France has changed its housing aid rules for international students, ending rent assistance for non-scholarship students from outside the European Union (EU), European Economic Area (EEA) and Switzerland from July 1, 2026.
The change follows the adoption of France's 2026 budget. Under the new rules, non-scholarship students from countries outside the EU, EEA and Switzerland, including those holding long-stay VLS-TS visas, will no longer be eligible for the country's APL housing benefit, which helps students cover part of their rent.
Students from the EU, EEA and Switzerland, as well as scholarship holders of any nationality, will continue to qualify for the housing benefit.
Government says move will reduce spending
The French government said the measure is intended to better target public assistance and reduce government spending. The 2026 budget also freezes APL payments at their 2025 level, with no adjustment for inflation.
According to official estimates cited in the article, the changes are expected to save more than €100 million from 2026 onwards.
The APL housing benefit typically provides students with between €100 and €250 per month to help meet rental costs.

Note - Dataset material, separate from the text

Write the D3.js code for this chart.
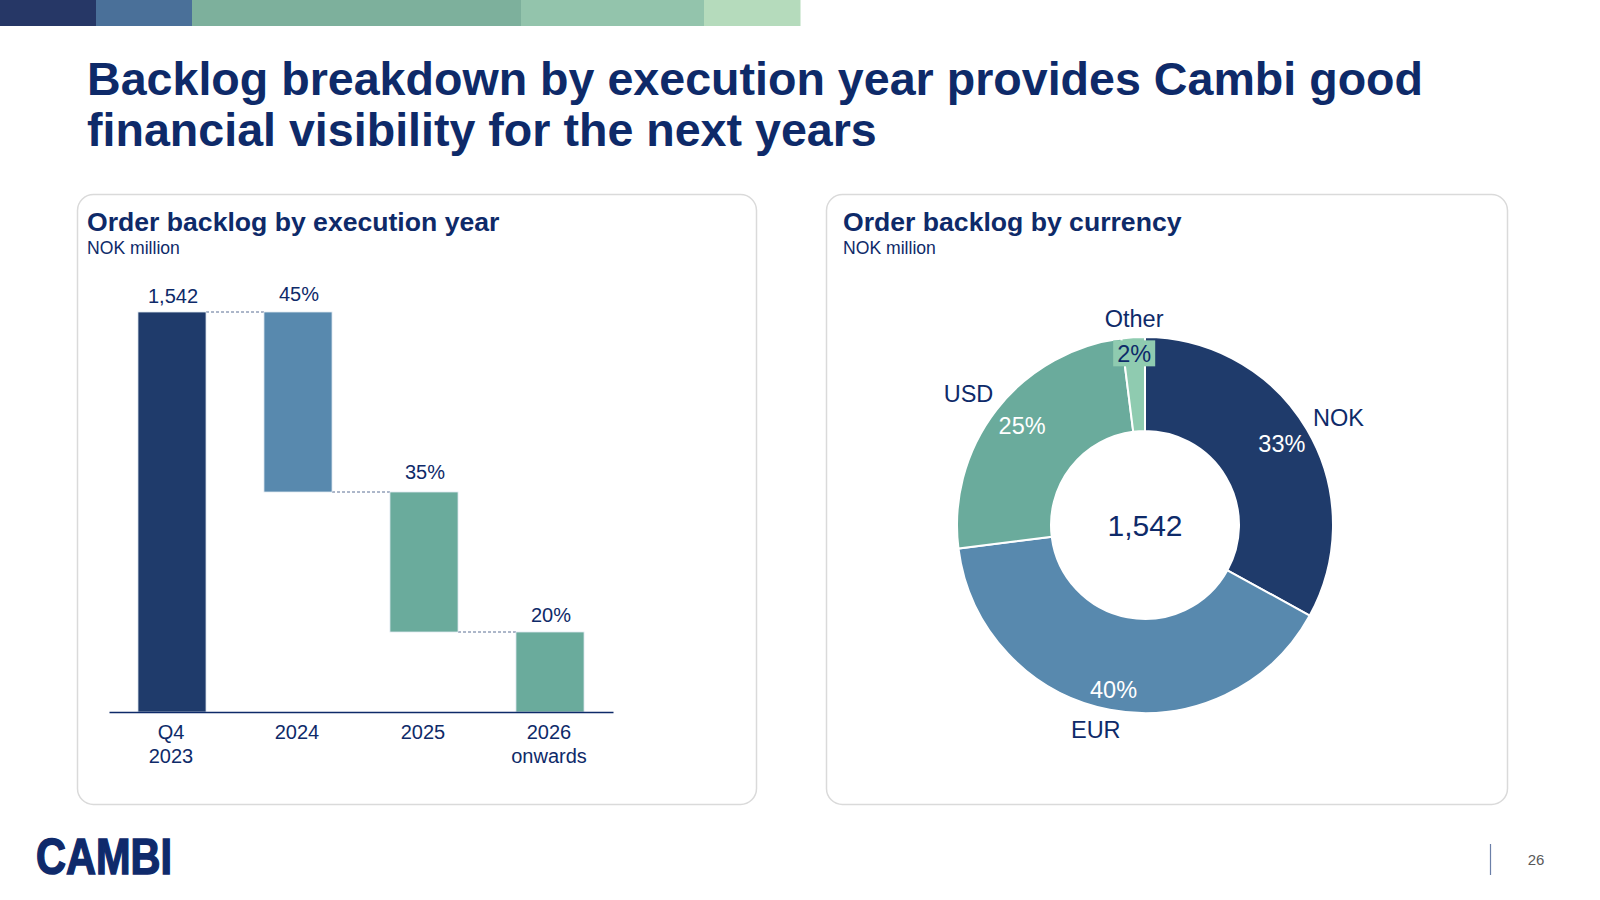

New rules take effect from July 1
The new eligibility rules for APL housing aid take effect from July 1, 2026.
Under the revised rules, non-scholarship international students from outside the EU, EEA and Switzerland are no longer eligible for APL housing benefits. Students from the EU, EEA, Switzerland and scholarship holders continue to qualify for the assistance.
The article notes that some implementation details, including how the French Family Allowance Fund (CAF) will handle existing beneficiaries and transition arrangements, are still awaited.
Students affected by the change are advised to review their housing budgets and check for further updates on the implementation of the new rules.